The contradictions noted above still applied, so they decided to continue, examining how these might apply to the problem at hand.

However, because of increasingly stringent regulatory requirements and Scott’s desire to be proactive with their EMS, Scott decided to seek a demonstration and perform shakedown testing of an ultrasonic cleaning unit and determine if it could provide a cleaning performance at least at a level equivalent to that achieved by the solvent de-greasing unit.  He offered to report on the results of the testing at the next meeting as well as continue to apply TRIZ to other stages of the plating process.

With no additional issue to discuss, their facilitator Belinda challenged everyone to experiment.  She said, “Lets proceed together and see how we might apply TRIZ principles and methodology to systematically design for the environment.”

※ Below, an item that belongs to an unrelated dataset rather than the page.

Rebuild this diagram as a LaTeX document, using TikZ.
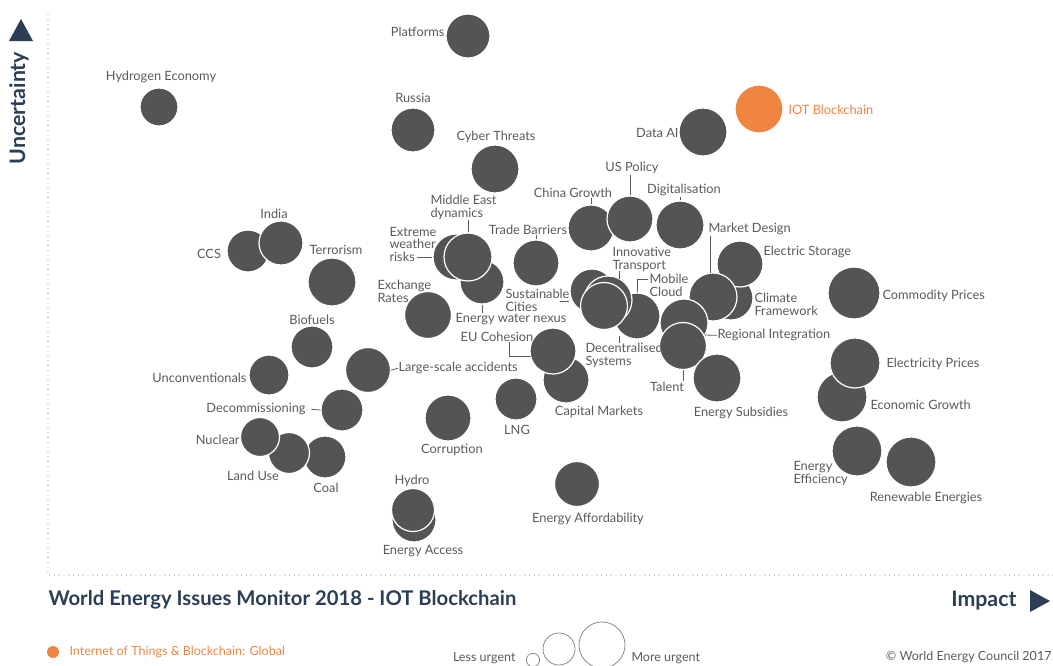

Before formally adjourning the meeting, she asked them to summarize what they’d learned from Scott’s example:

Josh, himself in a business that has environmental risks and the outspoken one in the group, reminded everyone that one of the first things we learned in TRIZ was the concept of the Ideal Final Result (IFR) and often this forces one to start with the end in mind and track backwards.

With these closing thoughts, the meeting was adjourned with some of the council members committing to apply a proactive approach to their own EMS, identifying their IFR at different stages of their processes, and to using TRIZ to resolve any contradictions.

Belinda turned on the holiday music and it diverted everyone’s attention to their annual end-of-year party, with well wishes of a happy holiday season and successful new-year going around the room.  There was jubliance at their accomplishments and a desire to continue this quest during the coming year.

Wishing everyone a wonderful new year.